Friday, September 16, 2011

Pushing the Reset Button

I gone and did it.
I deactivated my Facebook account.
Yes!
Freedom is here. 

It's ironic.  Considering the fact that I've spent the past few weeks
espousing the merits of social media.  Obviously, I am still typing to this location.
However, who knows, perhaps my online blog writing will be next to follow.


I guess I am just wanting to push the reset button. 
Kind of like what my Body recently did.  (Which was absolutely in tune with Universal timing.)
A few weeks back, I was dancing my a$$ off on a Tuesday night in Encinitas, all the while thinking I was seventeen again.  The tunes that were pouring out of the loudspeakers was sugary, southern California pop and it took me back a lifetime - to when I first flew the proverbial nest, headed away from the dysfunction of my parent's home and into the solace of undergraduate life.  I was so energized by this embodied memory, as well as by where I find myself now, that I spent an hour jumping up and down, down and up.  On one, final elevation, I felt my right ankle joint move down and away from my lower tibia and fibula bones.

Responding immediately, I landed on my left leg and then lowered myself to the floor.  I spent some time caring for, caressing and loving my ankle.  I also chuckled at the fact that I am no longer that lost and confused teenage girl.  And then, I experienced a surge of deep gratitude for the lifetime of experience that has flowed in between.  "I am no longer that little girl, thank God!" I exclaimed.  Although my ankle didn't feel good, I intuited that what I was experiencing was the remnants of an old injury finally righting itself.  So, I danced out the remainder of the evening by placing most of my weight on my left ankle.

As a junior in college, I had broken this ankle and I have struggled to move forward in my life ever since.  Time and again, I lacked compassion for myself.  I berated and beat myself up for the smallest of infractions.  Or, I refused to accept others - thereby, rejecting myself.  I disrespected ME by being out of integrity - in my word and deed as well as in how and with who I spent my time.

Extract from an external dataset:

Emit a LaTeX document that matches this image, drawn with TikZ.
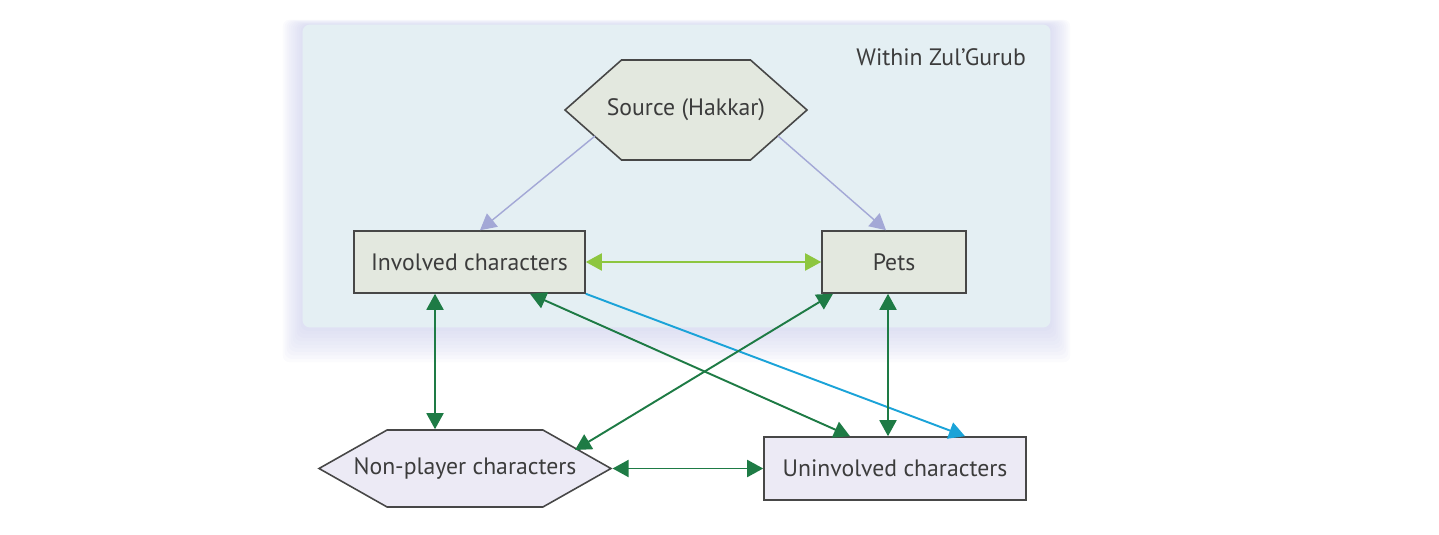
\documentclass[tikz,border=0pt]{standalone}
\usepackage{fontspec}
\setmainfont{PT Sans}
\usetikzlibrary{shapes.symbols,arrows.meta,positioning,calc,backgrounds}
\definecolor{zonefill}{HTML}{E4EFF3}
\definecolor{zoneshade}{HTML}{C2C5E8}
\definecolor{topfill}{HTML}{E3E8DF}
\definecolor{lowfill}{HTML}{ECEAF5}
\definecolor{edgegray}{HTML}{474747}
\definecolor{textgray}{HTML}{3C3C3C}
\definecolor{linkgreen}{HTML}{1E7B45}
\definecolor{petgreen}{HTML}{8DC63F}
\definecolor{srclav}{HTML}{A3A8D6}
\definecolor{linkcyan}{HTML}{1BA3D8}
\tikzset{
  charbox/.style={rectangle,draw=edgegray,fill=#1,line width=0.9pt,text=textgray,
    font=\fontsize{13.5}{16}\selectfont,inner sep=2pt},
  charbox/.default={topfill},
  hexnode/.style={signal,signal to=west and east,draw=edgegray,fill=#1,line width=0.9pt,
    text=textgray,font=\fontsize{13.5}{16}\selectfont,inner sep=2pt},
  hexnode/.default={topfill},
  link/.style={{Triangle[length=0.32cm,width=0.34cm]}-{Triangle[length=0.32cm,width=0.34cm]},
    line width=1.1pt,draw=#1},
  link/.default={linkgreen},
  feed/.style={-{Triangle[length=0.32cm,width=0.34cm]},line width=0.8pt,draw=#1},
  feed/.default={srclav},
}
\begin{document}
\begin{tikzpicture}
  \useasboundingbox (0,0) rectangle (28.78,10.68);
  % zone
  \node[rectangle,minimum width=14.94cm,minimum height=6.04cm,inner sep=0pt] (zone) at (13.53,7.16) {};
  \begin{scope}[on background layer]
    \foreach \s in {1,...,10}
      \fill[zoneshade,opacity=0.07,rounded corners=4pt]
        ([shift={(-0.04*\s,-0.07*\s)}]zone.south west) rectangle ([shift={(0.04*\s,0.01*\s)}]zone.north east);
    \fill[zonefill,rounded corners=4pt] (zone.south west) rectangle (zone.north east);
  \end{scope}
  \node[anchor=east,text=textgray,font=\fontsize{13.5}{16}\selectfont] (within) at (20.64,9.54) {Within Zul’Gurub};
  % characters
  \node[hexnode,minimum width=4.84cm,minimum height=2cm,signal pointer angle=83,inner xsep=-0.3cm] (src) at (13.72,8.48) {Source (Hakkar)};
  \node[charbox,minimum width=4.62cm,minimum height=1.24cm] (inv) at (9.39,5.44) {Involved characters};
  \node[charbox,minimum width=2.88cm,minimum height=1.24cm] (pets) at (17.88,5.44) {Pets};
  \node[hexnode=lowfill,minimum width=5.68cm,minimum height=1.54cm,signal pointer angle=59,inner xsep=-0.67cm] (npc) at (9.30,1.31) {Non-player characters};
  \node[charbox=lowfill,minimum width=5.24cm,minimum height=1.26cm] (uninv) at (17.90,1.31) {Uninvolved characters};
  % links
  \draw[feed] ([shift={(-1.82,-0.52)}]src.center) -- ([xshift=0.21cm]inv.north);
  \draw[feed] ([shift={(1.84,-0.52)}]src.center) -- ([xshift=-0.16cm]pets.north);
  \draw[link=petgreen] (inv.east) -- (pets.west);
  \draw[link] ([xshift=-0.69cm]inv.south) -- ([xshift=-0.69cm]inv.south |- npc.north);
  \draw[link] ([xshift=1.21cm]inv.south) -- ([xshift=-0.90cm]uninv.north);
  \draw[feed=linkcyan,line width=1.1pt] (inv.south east) -- ([xshift=1.40cm]uninv.north);
  \draw[link] ([xshift=-1.22cm]pets.south) -- ([shift={(2.2,0.37)}]npc.center);
  \draw[link] ([xshift=-0.12cm]pets.south) -- ([xshift=-0.12cm]pets.south |- uninv.north);
  \draw[link] (npc.east) -- (uninv.west);
\end{tikzpicture}
\end{document}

What's different about now is that I have 110% committed to my spiritual evolution.  I am no longer choosing to suffer.  For a little while there, I was confused about why I had re-hurt this ankle but I now know that I didn't re-hurt anything.  The fact of the matter is that I have been hurting for too long now.  The hurting is over and the ankle is re-set.  It's time to move on.      


As for Facebook, it sure was a good friend.  It re-introduced me to my love for creating chronicles of my life now.  I've been a scrapbooking, journal-writing, photo album maker and keeper since I was a little girl.  Facebook reminded me of my role in this world as an active documentarian.  It also taught me that a Revolution can be started with a singular woman posting a video to her profile.  For these, I'll always be grateful.  But I don't think I'll miss it.